Несмотря на все старания, они так и не смогли скрыть обуревавшие их чувства. При дворе за ними наблюдали сотни глаз, и тайное скоро стало явным. Шведский посол Кройц с некоторой гордостью за своего соотечественника сообщает королю Густаву III об успехах молодого графа.
Здесь вспоминаются строки Верлена из сборника «Галантные празднества», в которых он запечатлел атмосферу легкой фривольности восемнадцатого столетия, где так непринужденно соприкасались друг с другом влюбленные души:
Безоблачные были времена
(О них не позабыли вы, Мадам?)
Безгрешных поцелуев и вина,
И чувств, цветком души врученных нам.
Когда порядочный и рассудительный Ферсен понял, что его отношения с королевой могут стать притчей во языцех, он счел за лучшее покинуть Францию и отправился за океан в качестве флигель-адъютанта генерала Лафайета сражаться за независимость Америки.

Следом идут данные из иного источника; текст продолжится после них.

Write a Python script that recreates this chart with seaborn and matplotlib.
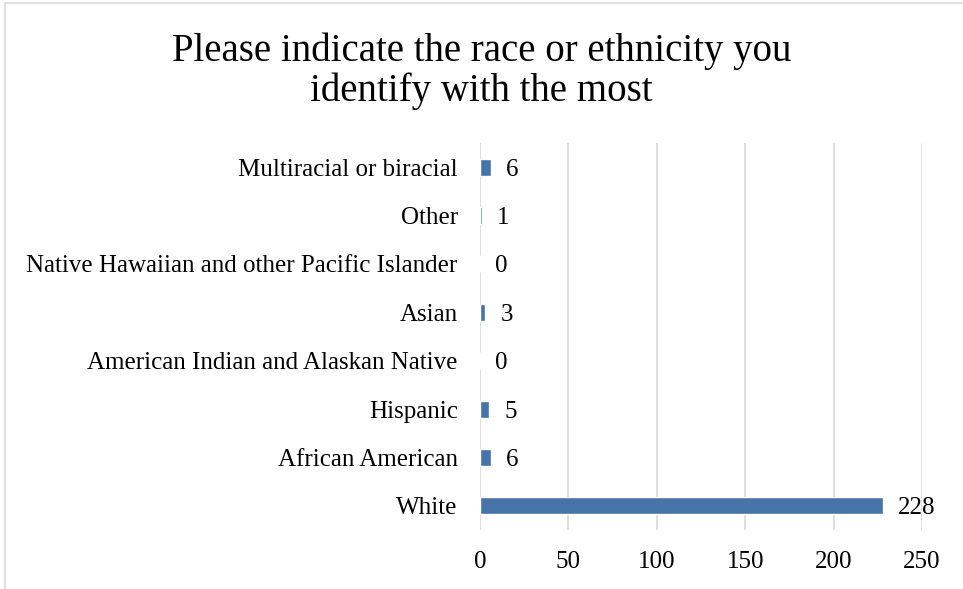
import numpy as np
import pandas as pd
import seaborn as sns
import matplotlib.pyplot as plt
from matplotlib.patches import Rectangle

# survey answers, top to bottom as shown in the chart
categories = ["Multiracial or biracial", "Other",
              "Native Hawaiian and other Pacific Islander", "Asian",
              "American Indian and Alaskan Native", "Hispanic",
              "African American", "White"]
counts = [6, 1, 0, 3, 0, 5, 6, 228]
x_ticks = [0, 50, 100, 150, 200, 250]

df = pd.DataFrame({"race": categories, "count": counts})

sns.set_style("white")
plt.rcParams['font.family'] = ['Liberation Serif', 'DejaVu Serif']
plt.rcParams['text.color'] = 'black'

fig = plt.figure(figsize=(9.63, 5.89), dpi=100)
ax = fig.add_axes([0.4984, 0.1002, 0.4590, 0.657])

sns.barplot(data=df, x="count", y="race", order=categories, color="#4674A8",
            width=0.35, saturation=1, ax=ax)

# value labels just right of each bar, centred on the bar
for bar, val in zip(ax.patches, counts):
    ax.annotate(str(val), (bar.get_width(), bar.get_y() + bar.get_height() / 2),
                xytext=(11, 0), textcoords="offset points",
                ha="left", va="center_baseline", fontsize=18, color="black")

ax.set_xlim(0, 250)
ax.set_xticks(x_ticks)
ax.set_ylim(len(categories) - 0.5, -0.5)
ax.grid(axis='x', color="#D9D9D9", linewidth=1.2)
ax.set_axisbelow(True)
for s in ax.spines.values():
    s.set_visible(False)
ax.tick_params(axis='both', length=0, labelsize=18, colors="black")
ax.tick_params(axis='y', pad=16)
ax.tick_params(axis='x', pad=15)
ax.set_xlabel("")
ax.set_ylabel("")

fig.suptitle("Please indicate the race or ethnicity you\nidentify with the most",
             fontsize=28, y=0.945, linespacing=1.1, color="black")

# thin chart-area border like the original export
fig.patches.append(Rectangle((0.005, -0.01), 1.0, 1.005, transform=fig.transFigure,
                             fill=False, edgecolor="#D9D9D9", linewidth=1.2))

fig.savefig("out.png", dpi=100)
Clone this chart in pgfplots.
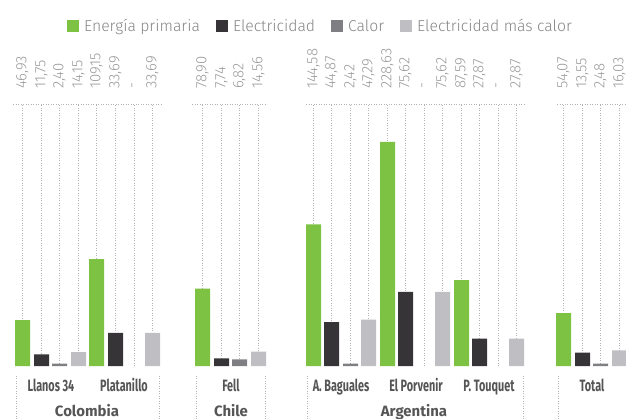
\documentclass[border=0pt]{standalone}
\usepackage{fontspec}
\setmainfont{Fira Sans}
\newfontfamily\condfont{Fira Sans}[FakeStretch=0.66]
\newfontfamily\lightfont{Fira Sans Light}
\usepackage{pgfplots}
\usepackage{pgfplotstable}
\pgfplotsset{compat=1.18}
\definecolor{cgreen}{HTML}{7DC242}
\definecolor{cdark}{HTML}{363436}
\definecolor{cgray}{HTML}{7F7F83}
\definecolor{clight}{HTML}{BFBFC3}
\definecolor{numgray}{HTML}{9A9A9A}
\definecolor{labgray}{HTML}{555555}
\definecolor{leggray}{HTML}{858585}
\definecolor{dotgray}{HTML}{B4B4B4}
\tikzset{
  catlab/.style={anchor=base, text=labgray, font=\condfont\bfseries\fontsize{16.5}{17}\selectfont},
  ctrylab/.style={anchor=base, text=labgray, font=\bfseries\fontsize{15}{16}\selectfont},
}

\pgfplotstableread{
x v lab
22.5 46.93 46,93
96.5 109.15 109,15
202.5 78.90 78,90
313.5 144.58 144,58
387.5 228.63 228,63
461.5 87.59 87,59
563.5 54.07 54,07
}\prim
\pgfplotstableread{
x v lab
41.5 11.75 11,75
115.5 33.69 33,69
221.5 7.74 7,74
331.5 44.87 44,87
405.5 75.62 75,62
479.5 27.87 27,87
582.5 13.55 13,55
}\elec
\pgfplotstableread{
x v lab
59.5 2.40 2,40
134 nan -
239.5 6.82 6,82
350.5 2.42 2,42
424 nan -
498 nan -
600.5 2.48 2,48
}\calor
\pgfplotstableread{
x v lab
78.5 14.15 14,15
152.5 33.69 33,69
258.5 14.56 14,56
368.5 47.29 47,29
442.5 75.62 75,62
516.5 27.87 27,87
619.5 16.03 16,03
}\emc

\begin{document}
\begin{tikzpicture}
\begin{axis}[
  scale only axis, width=626bp, height=419bp,
  xmin=0, xmax=626, ymin=-54.08, ymax=373.47,
  hide axis, clip=false,
  legend image code/.code={\path (-16bp,0bp); \fill[#1] (0bp,-6bp) rectangle (12bp,6bp); \path (17bp,0bp);},
  legend columns=4,
  legend style={draw=none, fill=none, inner sep=0pt, column sep=0pt,
    at={(axis description cs:0.0815,0.938)}, anchor=west,
    font=\lightfont\fontsize{15.8}{16}\selectfont, text=leggray,
    nodes={inner sep=0pt}},
  legend cell align=left,
  every node near coord/.append style={rotate=90, anchor=west, inner sep=0pt,
    font=\lightfont\fontsize{15}{15}\selectfont, text=numgray},
  dotline/.style={ycomb, mark=none, draw=dotgray, line width=0.8bp, dash pattern=on 0.9bp off 1.6bp, forget plot},
  hline/.style={mark=none, draw=dotgray, line width=0.8bp, dash pattern=on 0.9bp off 1.6bp, forget plot},
  vallab/.style={draw=none, mark=none, nodes near coords, point meta=explicit symbolic, forget plot},
]
% dotted guide lines
\addplot[dotline] table[x=x, y expr=267.3] {\prim};
\addplot[dotline] table[x=x, y expr=267.3] {\elec};
\addplot[dotline] table[x=x, y expr=267.3] {\calor};
\addplot[dotline] table[x=x, y expr=267.3] {\emc};
\addplot[hline] coordinates {(13,267.3) (161,267.3)};
\addplot[hline] coordinates {(192,267.3) (267,267.3)};
\addplot[hline] coordinates {(306,267.3) (525,267.3)};
\addplot[hline] coordinates {(557,267.3) (626,267.3)};
% bottom separators
\addplot[hline] coordinates {(16,-10.2) (16,-54.08)};
\addplot[hline] coordinates {(159,-10.2) (159,-54.08)};
\addplot[hline] coordinates {(196,-10.2) (196,-54.08)};
\addplot[hline] coordinates {(265,-10.2) (265,-54.08)};
\addplot[hline] coordinates {(307,-10.2) (307,-54.08)};
\addplot[hline] coordinates {(523,-10.2) (523,-54.08)};
\addplot[hline] coordinates {(558,-10.2) (558,-54.08)};
% bars
\addplot[ybar, bar width=15, bar shift=0pt, fill=cgreen, draw=none] table[x=x, y=v] {\prim};
\addlegendentry{Energía primaria}
\addplot[ybar, bar width=15, bar shift=0pt, fill=cdark, draw=none] table[x=x, y=v] {\elec};
\addlegendentry{Electricidad}
\addplot[ybar, bar width=15, bar shift=0pt, fill=cgray, draw=none] table[x=x, y=v] {\calor};
\addlegendentry{Calor}
\addplot[ybar, bar width=15, bar shift=0pt, fill=clight, draw=none] table[x=x, y=v] {\emc};
\addlegendentry{Electricidad más calor}
% value labels
\addplot[vallab] table[x=x, y expr=282.5, meta=lab] {\prim};
\addplot[vallab] table[x=x, y expr=282.5, meta=lab] {\elec};
\addplot[vallab] table[x=x, y expr=282.5, meta=lab] {\calor};
\addplot[vallab] table[x=x, y expr=282.5, meta=lab] {\emc};
% category labels
\node[catlab] at (axis cs:51,-26.5) {Llanos 34};
\node[catlab] at (axis cs:124,-26.5) {Platanillo};
\node[catlab] at (axis cs:231,-26.5) {Fell};
\node[catlab] at (axis cs:341,-26.5) {A. Baguales};
\node[catlab] at (axis cs:416,-26.5) {El Porvenir};
\node[catlab] at (axis cs:489,-26.5) {P. Touquet};
\node[catlab] at (axis cs:592,-26.5) {Total};
\node[ctrylab] at (axis cs:87,-51.5) {Colombia};
\node[ctrylab] at (axis cs:231,-51.5) {Chile};
\node[ctrylab] at (axis cs:414,-51.5) {Argentina};
\end{axis}
\pgfresetboundingbox
\path[use as bounding box] (current axis.south west) rectangle (current axis.north east);
\end{tikzpicture}
\end{document}
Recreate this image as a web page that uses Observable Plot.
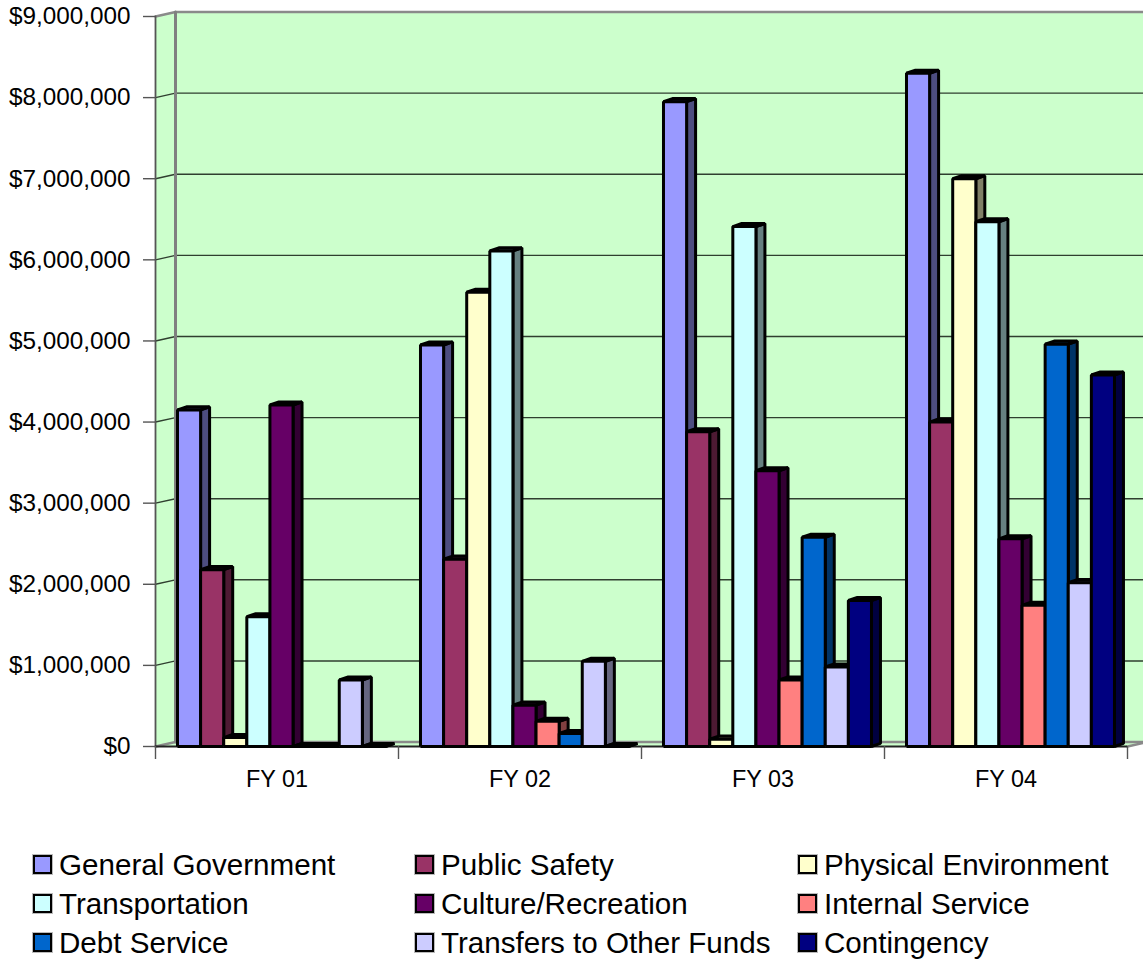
<!DOCTYPE html>
<html>
<head>
<meta charset="utf-8">
<script src="https://cdn.jsdelivr.net/npm/d3@7"></script>
<script src="https://cdn.jsdelivr.net/npm/@observablehq/plot@0.6"></script>
<style>
  html, body { margin: 0; padding: 0; background: #fff; overflow: hidden; }
  body { width: 1143px; height: 962px; font-family: "Liberation Sans", Arial, sans-serif; }
  #legend {
    position: relative;
    margin: 45px 0 0 33px;
    display: grid;
    grid-template-columns: 382px 383px auto;
    grid-auto-rows: 39px;
    font-size: 29.6px;
    color: #000;
    white-space: nowrap;
  }
  #legend .item { display: flex; align-items: center; }
  #legend .swatch {
    width: 15px; height: 15px; border: 2px solid #000; outline: 1px solid #bbb;
    margin-right: 7px; flex: none;
  }
</style>
</head>
<body>
<div id="chart"></div>
<div id="legend"></div>
<script>
// Budget by function, fiscal years 01 to 04
const fiscalYears = ["FY 01", "FY 02", "FY 03", "FY 04"];
const seriesNames = [
  "General Government", "Public Safety", "Physical Environment",
  "Transportation", "Culture/Recreation", "Internal Service",
  "Debt Service", "Transfers to Other Funds", "Contingency"
];
const seriesColors = [
  "#9999ff", "#993366", "#ffffcc", "#ccffff", "#660066",
  "#ff8080", "#0066cc", "#ccccff", "#000080"
];
const generalGovernment = [4150000, 4950000, 7950000, 8300000];
const publicSafety      = [2180000, 2310000, 3880000, 4000000];
const physicalEnv       = [110000, 5600000, 90000, 7000000];
const transportation    = [1600000, 6110000, 6410000, 6470000];
const cultureRecreation = [4210000, 510000, 3400000, 2560000];
const internalService   = [0, 310000, 820000, 1740000];
const debtService       = [0, 160000, 2580000, 4960000];
const transfersOut      = [820000, 1050000, 980000, 2020000];
const contingency       = [0, 0, 1800000, 4580000];
const seriesValues = [
  generalGovernment, publicSafety, physicalEnv, transportation,
  cultureRecreation, internalService, debtService, transfersOut, contingency
];
const yTicks = d3.range(0, 9000001, 1000000);

// Layout of one fiscal-year slot, in slot units on the x scale
const barGap = 0.0905;
const barWidth = 0.0951;
const barDepthX = 0.037;
const barDepthY = 38000;
const wallDepthX = 0.0823;
const wallDepthY = 55000;
const yMax = 9000000;
const wallFill = "#ccffcc";
const half = (c) => { const r = d3.rgb(c); return d3.rgb(r.r / 2, r.g / 2, r.b / 2).formatHex(); };

// Polygons for each bar: side and top faces first, then the front faces on top
const sides = [], tops = [], fronts = [];
let polyId = 0;
function polygon(target, pts, fill) {
  const id = polyId++;
  for (const [x, y] of [...pts, pts[0]]) target.push({ id, x, y, fill });
}
fiscalYears.forEach((_, g) => {
  seriesValues.forEach((vals, s) => {
    const v = vals[g];
    const xl = g + barGap + s * barWidth;
    const xr = xl + barWidth;
    const c = seriesColors[s];
    polygon(sides, [[xr, 0], [xr + barDepthX, barDepthY], [xr + barDepthX, v + barDepthY], [xr, v]], half(c));
    polygon(tops, [[xl, v], [xl + barDepthX, v + barDepthY], [xr + barDepthX, v + barDepthY], [xr, v]], half(c));
    polygon(fronts, [[xl, 0], [xl, v], [xr, v], [xr, 0]], c);
  });
});

// Walls and floor of the plot box
const walls = [];
const n = fiscalYears.length;
polygon(walls, [[wallDepthX, wallDepthY], [wallDepthX, yMax + wallDepthY], [n + wallDepthX, yMax + wallDepthY], [n + wallDepthX, wallDepthY]], wallFill);
polygon(walls, [[0, 0], [0, yMax], [wallDepthX, yMax + wallDepthY], [wallDepthX, wallDepthY]], wallFill);
polygon(walls, [[0, 0], [n, 0], [n + wallDepthX, wallDepthY], [wallDepthX, wallDepthY]], wallFill);

// Gridlines run across the back wall and down the side wall
const gridValues = yTicks.slice(1, -1);
const grid = gridValues.flatMap((v, i) => [
  { id: i, x: 0, y: v }, { id: i, x: wallDepthX, y: v + wallDepthY }, { id: i, x: n + wallDepthX, y: v + wallDepthY }
]);
const edgeGrey = [
  { id: "top", x: 0, y: yMax }, { id: "top", x: wallDepthX, y: yMax + wallDepthY }, { id: "top", x: n + wallDepthX, y: yMax + wallDepthY },
  { id: "floor", x: 0, y: 0 }, { id: "floor", x: wallDepthX, y: wallDepthY }, { id: "floor", x: n + wallDepthX, y: wallDepthY },
  { id: "floor2", x: n, y: 0 }, { id: "floor2", x: n + wallDepthX, y: wallDepthY }
];
const edgeBack = [
  { id: "back", x: wallDepthX, y: wallDepthY }, { id: "back", x: wallDepthX, y: yMax + wallDepthY }
];
const edgeFront = [
  { id: "front", x: 0, y: 0 }, { id: "front", x: 0, y: yMax }
];
const faceOpts = { x: "x", y: "y", z: "id", fill: "fill", stroke: "#000", strokeWidth: 3, curve: "linear", strokeLinejoin: "miter", strokeLinecap: "butt" };

const chart = Plot.plot({
  width: 1143,
  height: 800,
  marginLeft: 155,
  marginRight: 16,
  marginTop: 16,
  marginBottom: 54,
  style: { fontFamily: "Liberation Sans, Arial, sans-serif", color: "#000", background: "#fff" },
  x: { type: "linear", domain: [0, n], axis: null },
  y: { type: "linear", domain: [0, yMax], axis: null },
  color: { type: "identity" },
  marks: [
    Plot.line(walls, { x: "x", y: "y", z: "id", fill: "fill", stroke: "none", curve: "linear" }),
    Plot.line(grid, { x: "x", y: "y", z: "id", stroke: "#2f3f2f", strokeWidth: 1.4, curve: "linear" }),
    Plot.line(edgeGrey, { x: "x", y: "y", z: "id", stroke: "#8a8a8a", strokeWidth: 2.4, curve: "linear" }),
    Plot.line(edgeBack, { x: "x", y: "y", z: "id", stroke: "#808080", strokeWidth: 3, curve: "linear" }),
    Plot.line(edgeFront, { x: "x", y: "y", z: "id", stroke: "#555", strokeWidth: 1.8, curve: "linear" }),
    Plot.axisY({
      ticks: yTicks, tickFormat: d3.format("$,"), tickSize: 12, tickPadding: 13,
      fontSize: 24.3, stroke: "#555", strokeWidth: 1.4, label: null, fill: "#000"
    }),
    Plot.ruleY([0], { stroke: "#222", strokeWidth: 2 }),
    Plot.axisX({ ticks: d3.range(n + 1), tickFormat: () => "", tickSize: 13, stroke: "#555", strokeWidth: 1.4, label: null }),
    Plot.axisX({
      ticks: fiscalYears.map((_, i) => i + 0.5), tickFormat: (d) => fiscalYears[d - 0.5],
      tickSize: 0, tickPadding: 24, fontSize: 23.4, label: null, fill: "#000"
    }),
    Plot.line(sides, faceOpts),
    Plot.line(tops, faceOpts),
    Plot.line(fronts, faceOpts)
  ]
});
document.getElementById("chart").append(chart);

const legend = d3.select("#legend");
seriesNames.forEach((name, i) => {
  const item = legend.append("div").attr("class", "item");
  item.append("span").attr("class", "swatch").style("background", seriesColors[i]);
  item.append("span").text(name);
});
</script>
</body>
</html>
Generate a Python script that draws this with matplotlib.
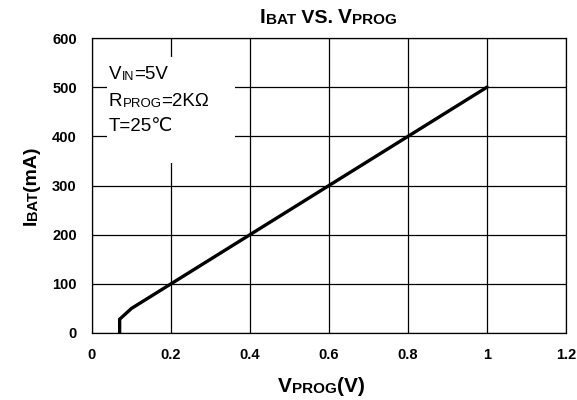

Но в 1783 году вернулся обратно.
Знал ли Роган о романе королевы со шведским графом? Может быть, и нет. Ферсен старался как можно реже бывать при дворе, и тайные свидания скорее всего происходили в Малом Трианоне, вдали от посторонних глаз. Но даже если и знал, то вряд ли сделал из этого правильные выводы. Как истинный француз, Роган считал, что уж если королева вступила в любовные отношения с одним, то и другой точно так же вправе рассчитывать на ее благосклонность. Он и мысли не допускал, что любовь к Акселю Ферсену может отдалить Марию Антуанетту от других мужчин. Ей, конечно же, были по сердцу свободные нравы той эпохи, и для Рогана не являлось секретом, что она с удовольствием принимала участие в любительских спектаклях, поставленных по пьесам мягко говоря непристойного содержания, и запоем читала не менее скабрезные книжонки, о которых в благонравном девятнадцатом веке даже и упоминать-то считалось неприличным. Знал он, вероятно, и то, что под обложкой изящно переплетенного молитвенника, который она прилежно читала во время богослужений, вместо Божественных текстов скрывается бульварный роман.